Lawmakers demand apologies from 'racist' rabbis who derided converts
By Yair Ettinger,, Ha'aretzAt a conference earlier this week, ultra-Orthodox rabbis employed by the state's Chief Rabbinate hurled insults at immigrants seeking to convert, calling them "cheaters" motivated solely by self-interest.

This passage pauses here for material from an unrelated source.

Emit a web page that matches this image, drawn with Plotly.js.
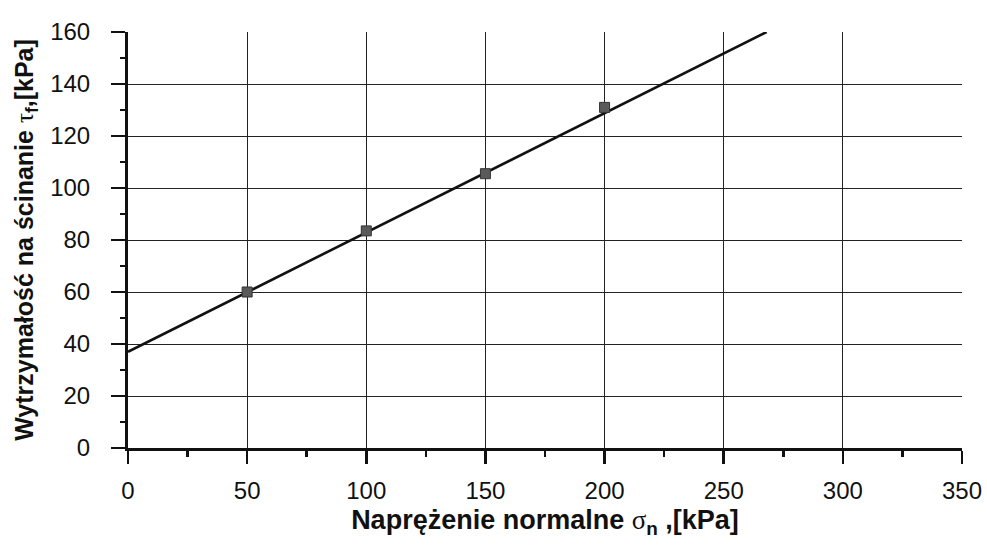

Now the political system is responding furiously, with MKs demanding public apologies and/or dismissals and even threatening legal action.
"The Chief Rabbinate is marred by racism and deep hatred for the immigrant community," said MK Marina Solodkin (Kadima), who wrote to Religious Services Minister Yaakov Margi (Shas) yesterday to demand that the rabbis apologize and threatened legal action if they did not.
Yisrael Beiteinu termed the rabbis' remarks "wild, hallucinatory and utterly baseless," while MK Uri Orbach (Habayit Hayehudi) demanded on Wednesday that the offending rabbis be fired.
The storm erupted over remarks made at an international conference of ultra-Orthodox rabbis in Jerusalem, where numerous speakers attacked both state-run conversion programs and the people they convert. The assault was led by Rabbi Avraham Sherman, head of the Chief Rabbinate's Rabbinical Court of Appeals, who leaped to fame last year when he invalidated all conversions ever performed by a special state-run conversion court.
"There is no logic to telling tens of thousands of non-Jews who grew up on heresy, hatred of religion, liberalism, communism and socialism that suddenly they can undergo a revolution deep in their souls," he told the three-day conference, referring mainly to non-Jewish immigrants from the former Soviet Union.
Ashdod's chief rabbi, Yosef Sheinin, said immigrants who sought to convert "should be assumed to be cheaters."
Tzohar, an organization of religious Zionist rabbis, also condemned the remarks, saying it was particularly upset that Ashkenazi Chief Rabbi Yona Metzger praised Sherman and expressed support for his views.
"Instead of supporting the efforts of conversion court judges who operate under the Chief Rabbinate's auspices, the chief rabbi caved in to a group of extremist ultra-Orthodox hacks who have made it their goal to sabotage conversion," the group said in a statement.